___ Rows ___
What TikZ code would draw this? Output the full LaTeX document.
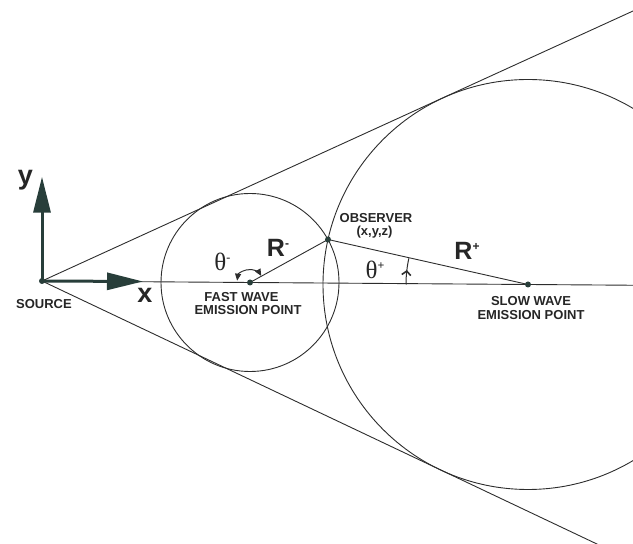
\documentclass[tikz,border=0pt]{standalone}
\usepackage{fontspec}
\setmainfont{Liberation Sans}
\newfontfamily\serifgr{Liberation Serif}
\usetikzlibrary{arrows.meta,calc,decorations.markings}
\definecolor{axcol}{RGB}{40,62,58}
\definecolor{linecol}{RGB}{45,45,45}
\begin{document}
\begin{tikzpicture}[x=1pt,y=1pt,
  thinline/.style={draw=linecol,line width=0.9pt},
  axisarrow/.style={draw=axcol,line width=3pt,-{Triangle[length=36pt,width=17pt]}},
  pt/.style={circle,fill=axcol,inner sep=0pt,minimum size=6pt},
  lbl/.style={font=\bfseries\fontsize{13}{14}\selectfont,text=black!85,inner sep=0pt},
  big/.style={font=\bfseries\fontsize{25}{27}\selectfont,text=black!85,inner sep=0pt},
  axlbl/.style={font=\bfseries\fontsize{27}{29}\selectfont,text=black!85,inner sep=0pt},
  greek/.style={font=\serifgr\fontsize{25}{27}\selectfont,text=black!85,inner sep=0pt},
  angarrow/.style={draw=linecol,line width=1pt}]
\useasboundingbox (0,0) rectangle (633,544);
\coordinate (S) at (42,263);
\coordinate (F) at (250,261.5);
\coordinate (P) at (528,259.5);
\coordinate (O) at (328,304.5);
\coordinate (U) at (679,554);
\coordinate (L) at (675,-37);
\coordinate (E) at (640,258.7);
\coordinate (ytip) at (42,367.3);
\coordinate (xtip) at (143,262.5);
\begin{scope}
\clip (0,0) rectangle (633,544);
\draw[thinline] (S) -- (U);
\draw[thinline] (S) -- (L);
\draw[thinline] (S) -- (E);
\draw[thinline] (F) circle (89pt);
\draw[thinline] (P) circle (205pt);
\draw[thinline] (F) -- (O) -- (P);
\end{scope}
% angle arcs
\draw[angarrow,{Triangle[length=7pt,width=6pt]}-{Triangle[length=7pt,width=6pt]}]
  ($(F)+(172:13)$) arc[start angle=172, end angle=30, radius=13];
\draw[angarrow,decoration={markings,mark=at position 0.55 with {\arrow{Straight Barb[length=4pt,width=9pt,line width=1.6pt]}}},postaction={decorate}]
  ($(P)+(180:122)$) arc[start angle=180, end angle=167.6, radius=122];
% axes
\draw[axisarrow] (S) -- (ytip);
\draw[axisarrow] (S) -- (xtip);
% points
\node[pt] (s) at (S) {};
\node[pt] (f) at (F) {};
\node[pt] (p) at (P) {};
\node[pt] (o) at (O) {};
% labels
\node[axlbl] (ylab) at (25.5,364) {y};
\node[axlbl] (xlab) at (145,249) {x};
\node[lbl] (src) at (44,240) {SOURCE};
\node[lbl] (fw1) at (241.5,247.3) {FAST WAVE};
\node[lbl] (fw2) at (248,233.5) {EMISSION POINT};
\node[lbl] (ob1) at (376,326) {OBSERVER};
\node[lbl] (ob2) at (374.6,312.2) {(x,y,z)};
\node[lbl] (sw1) at (531,243) {SLOW WAVE};
\node[lbl] (sw2) at (531,229) {EMISSION POINT};
\node[big] (rm) at (278,296) {R\raisebox{9pt}{\fontsize{12}{12}\selectfont -}};
\node[big] (rp) at (467,293.5) {R\raisebox{9pt}{\fontsize{12}{12}\selectfont +}};
\node[greek] (tm) at (222.4,282) {θ\raisebox{9pt}{\bfseries\fontsize{12}{12}\selectfont -}};
\node[greek] (tp) at (375,274.5) {θ\raisebox{9pt}{\bfseries\fontsize{12}{12}\selectfont +}};
\end{tikzpicture}
\end{document}
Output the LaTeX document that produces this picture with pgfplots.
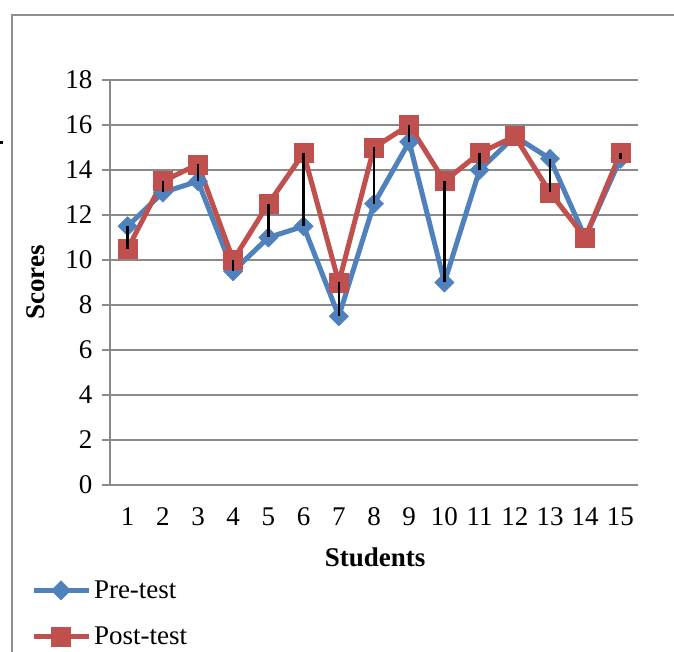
\documentclass[border=0pt]{standalone}
\usepackage{fontspec}
\setmainfont{Liberation Serif}
\usepackage{pgfplots}
\usepackage{pgfplotstable}
\pgfplotsset{compat=1.18}

\definecolor{preblue}{HTML}{4F81BD}
\definecolor{postred}{HTML}{C0504D}
\definecolor{gridgray}{HTML}{8A8A8A}
\definecolor{framegray}{HTML}{8E8E8E}

% Scores of the 15 students before and after the course
\pgfplotstableread{
student pre   post
1       11.5  10.5
2       13    13.5
3       13.5  14.25
4       9.5   10
5       11    12.5
6       11.5  14.75
7       7.5   9
8       12.5  15
9       15.25 16
10      9     13.5
11      14    14.75
12      15.5  15.5
13      14.5  13
14      11    11
15      14.5  14.75
}\scores
% lower end and length of the high-low line for each student
\pgfplotstablecreatecol[create col/expr={min(\thisrow{pre},\thisrow{post})}]{lo}\scores
\pgfplotstablecreatecol[create col/expr={abs(\thisrow{post}-\thisrow{pre})}]{span}\scores

\newcommand{\bigfont}{\fontsize{27bp}{31bp}\selectfont}

\begin{document}
\begin{tikzpicture}
% chart area border
\draw[framegray, line width=1.3bp] (-98bp,-200bp) -- (-98bp,470bp) -- (600bp,470bp);
\fill[black] (-110bp,341bp) rectangle (-107bp,344bp);

\begin{axis}[
  set layers,
  at={(0bp,0bp)}, anchor=south west,
  scale only axis, width=528bp, height=405bp,
  xmin=0.5, xmax=15.5, ymin=0, ymax=18,
  xtick={1,...,15}, ytick={0,2,...,18},
  axis lines=left,
  axis line style={-, gridgray, line width=1.3bp},
  ymajorgrids,
  grid style={gridgray, line width=1.3bp},
  tick align=outside,
  major tick length=8bp,
  xtick style={draw=none},
  ytick style={gridgray, line width=1.3bp},
  /pgf/number format/assume math mode=true,
  ticklabel style={font=\bigfont},
  yticklabel style={xshift=-6bp},
  xticklabel style={yshift=-11bp},
  xlabel={\textbf{Students}},
  ylabel={\textbf{Scores}},
  every axis x label/.style={at={(axis description cs:0.502,-0.178)}, anchor=center, font=\bigfont},
  every axis y label/.style={at={(axis description cs:-0.1402,0.5)}, rotate=90, anchor=center, font=\bigfont},
  legend style={draw=none, fill=none, at={(axis description cs:-0.150,-0.236)}, anchor=north west,
    font=\bigfont, inner sep=0pt, row sep=27bp, column sep=3bp,
    nodes={inner sep=0pt, anchor=west}},
  legend cell align=left,
  legend image code/.code={
    \draw[mark repeat=2, mark phase=2, #1] plot coordinates {(0bp,0bp) (27.5bp,0bp) (55bp,0bp)};
  },
  clip=false,
]
\addplot[preblue, line width=5bp, mark=square*, mark size=6.8bp,
  mark options={rotate=45, solid, fill=preblue, draw=preblue, line width=0.5bp}]
  table[x=student, y=pre] {\scores};
\addlegendentry{Pre-test}
\addplot[postred, line width=5bp, mark=square*, mark size=9.5bp,
  mark options={solid, fill=postred, draw=postred, line width=0.5bp}]
  table[x=student, y=post] {\scores};
\addlegendentry{Post-test}
% high-low lines joining the two scores of each student, above the markers
\addplot[on layer=axis foreground, black, mark=none, forget plot, draw opacity=0,
  error bars/.cd, y dir=plus, y explicit, error mark=none,
  error bar style={black, draw opacity=1, line width=2.4bp, solid}]
  table[x=student, y=lo, y error=span] {\scores};
\end{axis}

\pgfresetboundingbox
\path[use as bounding box] (-110bp,-167bp) rectangle (564bp,485bp);
\end{tikzpicture}
\end{document}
___
Written exercise ->
Make an exact reproduction of the listing above, without any pictures.

Task answer ->
What TikZ code would draw this? Output the full LaTeX document.
\documentclass[tikz,border=0pt]{standalone}
\usepackage{fontspec}
\setmainfont{Liberation Sans}
\newfontfamily\serifgr{Liberation Serif}
\usetikzlibrary{arrows.meta,calc,decorations.markings}
\definecolor{axcol}{RGB}{40,62,58}
\definecolor{linecol}{RGB}{45,45,45}
\begin{document}
\begin{tikzpicture}[x=1pt,y=1pt,
  thinline/.style={draw=linecol,line width=0.9pt},
  axisarrow/.style={draw=axcol,line width=3pt,-{Triangle[length=36pt,width=17pt]}},
  pt/.style={circle,fill=axcol,inner sep=0pt,minimum size=6pt},
  lbl/.style={font=\bfseries\fontsize{13}{14}\selectfont,text=black!85,inner sep=0pt},
  big/.style={font=\bfseries\fontsize{25}{27}\selectfont,text=black!85,inner sep=0pt},
  axlbl/.style={font=\bfseries\fontsize{27}{29}\selectfont,text=black!85,inner sep=0pt},
  greek/.style={font=\serifgr\fontsize{25}{27}\selectfont,text=black!85,inner sep=0pt},
  angarrow/.style={draw=linecol,line width=1pt}]
\useasboundingbox (0,0) rectangle (633,544);
\coordinate (S) at (42,263);
\coordinate (F) at (250,261.5);
\coordinate (P) at (528,259.5);
\coordinate (O) at (328,304.5);
\coordinate (U) at (679,554);
\coordinate (L) at (675,-37);
\coordinate (E) at (640,258.7);
\coordinate (ytip) at (42,367.3);
\coordinate (xtip) at (143,262.5);
\begin{scope}
\clip (0,0) rectangle (633,544);
\draw[thinline] (S) -- (U);
\draw[thinline] (S) -- (L);
\draw[thinline] (S) -- (E);
\draw[thinline] (F) circle (89pt);
\draw[thinline] (P) circle (205pt);
\draw[thinline] (F) -- (O) -- (P);
\end{scope}
% angle arcs
\draw[angarrow,{Triangle[length=7pt,width=6pt]}-{Triangle[length=7pt,width=6pt]}]
  ($(F)+(172:13)$) arc[start angle=172, end angle=30, radius=13];
\draw[angarrow,decoration={markings,mark=at position 0.55 with {\arrow{Straight Barb[length=4pt,width=9pt,line width=1.6pt]}}},postaction={decorate}]
  ($(P)+(180:122)$) arc[start angle=180, end angle=167.6, radius=122];
% axes
\draw[axisarrow] (S) -- (ytip);
\draw[axisarrow] (S) -- (xtip);
% points
\node[pt] (s) at (S) {};
\node[pt] (f) at (F) {};
\node[pt] (p) at (P) {};
\node[pt] (o) at (O) {};
% labels
\node[axlbl] (ylab) at (25.5,364) {y};
\node[axlbl] (xlab) at (145,249) {x};
\node[lbl] (src) at (44,240) {SOURCE};
\node[lbl] (fw1) at (241.5,247.3) {FAST WAVE};
\node[lbl] (fw2) at (248,233.5) {EMISSION POINT};
\node[lbl] (ob1) at (376,326) {OBSERVER};
\node[lbl] (ob2) at (374.6,312.2) {(x,y,z)};
\node[lbl] (sw1) at (531,243) {SLOW WAVE};
\node[lbl] (sw2) at (531,229) {EMISSION POINT};
\node[big] (rm) at (278,296) {R\raisebox{9pt}{\fontsize{12}{12}\selectfont -}};
\node[big] (rp) at (467,293.5) {R\raisebox{9pt}{\fontsize{12}{12}\selectfont +}};
\node[greek] (tm) at (222.4,282) {θ\raisebox{9pt}{\bfseries\fontsize{12}{12}\selectfont -}};
\node[greek] (tp) at (375,274.5) {θ\raisebox{9pt}{\bfseries\fontsize{12}{12}\selectfont +}};
\end{tikzpicture}
\end{document}
Output the LaTeX document that produces this picture with pgfplots.
\documentclass[border=0pt]{standalone}
\usepackage{fontspec}
\setmainfont{Liberation Serif}
\usepackage{pgfplots}
\usepackage{pgfplotstable}
\pgfplotsset{compat=1.18}

\definecolor{preblue}{HTML}{4F81BD}
\definecolor{postred}{HTML}{C0504D}
\definecolor{gridgray}{HTML}{8A8A8A}
\definecolor{framegray}{HTML}{8E8E8E}

% Scores of the 15 students before and after the course
\pgfplotstableread{
student pre   post
1       11.5  10.5
2       13    13.5
3       13.5  14.25
4       9.5   10
5       11    12.5
6       11.5  14.75
7       7.5   9
8       12.5  15
9       15.25 16
10      9     13.5
11      14    14.75
12      15.5  15.5
13      14.5  13
14      11    11
15      14.5  14.75
}\scores
% lower end and length of the high-low line for each student
\pgfplotstablecreatecol[create col/expr={min(\thisrow{pre},\thisrow{post})}]{lo}\scores
\pgfplotstablecreatecol[create col/expr={abs(\thisrow{post}-\thisrow{pre})}]{span}\scores

\newcommand{\bigfont}{\fontsize{27bp}{31bp}\selectfont}

\begin{document}
\begin{tikzpicture}
% chart area border
\draw[framegray, line width=1.3bp] (-98bp,-200bp) -- (-98bp,470bp) -- (600bp,470bp);
\fill[black] (-110bp,341bp) rectangle (-107bp,344bp);

\begin{axis}[
  set layers,
  at={(0bp,0bp)}, anchor=south west,
  scale only axis, width=528bp, height=405bp,
  xmin=0.5, xmax=15.5, ymin=0, ymax=18,
  xtick={1,...,15}, ytick={0,2,...,18},
  axis lines=left,
  axis line style={-, gridgray, line width=1.3bp},
  ymajorgrids,
  grid style={gridgray, line width=1.3bp},
  tick align=outside,
  major tick length=8bp,
  xtick style={draw=none},
  ytick style={gridgray, line width=1.3bp},
  /pgf/number format/assume math mode=true,
  ticklabel style={font=\bigfont},
  yticklabel style={xshift=-6bp},
  xticklabel style={yshift=-11bp},
  xlabel={\textbf{Students}},
  ylabel={\textbf{Scores}},
  every axis x label/.style={at={(axis description cs:0.502,-0.178)}, anchor=center, font=\bigfont},
  every axis y label/.style={at={(axis description cs:-0.1402,0.5)}, rotate=90, anchor=center, font=\bigfont},
  legend style={draw=none, fill=none, at={(axis description cs:-0.150,-0.236)}, anchor=north west,
    font=\bigfont, inner sep=0pt, row sep=27bp, column sep=3bp,
    nodes={inner sep=0pt, anchor=west}},
  legend cell align=left,
  legend image code/.code={
    \draw[mark repeat=2, mark phase=2, #1] plot coordinates {(0bp,0bp) (27.5bp,0bp) (55bp,0bp)};
  },
  clip=false,
]
\addplot[preblue, line width=5bp, mark=square*, mark size=6.8bp,
  mark options={rotate=45, solid, fill=preblue, draw=preblue, line width=0.5bp}]
  table[x=student, y=pre] {\scores};
\addlegendentry{Pre-test}
\addplot[postred, line width=5bp, mark=square*, mark size=9.5bp,
  mark options={solid, fill=postred, draw=postred, line width=0.5bp}]
  table[x=student, y=post] {\scores};
\addlegendentry{Post-test}
% high-low lines joining the two scores of each student, above the markers
\addplot[on layer=axis foreground, black, mark=none, forget plot, draw opacity=0,
  error bars/.cd, y dir=plus, y explicit, error mark=none,
  error bar style={black, draw opacity=1, line width=2.4bp, solid}]
  table[x=student, y=lo, y error=span] {\scores};
\end{axis}

\pgfresetboundingbox
\path[use as bounding box] (-110bp,-167bp) rectangle (564bp,485bp);
\end{tikzpicture}
\end{document}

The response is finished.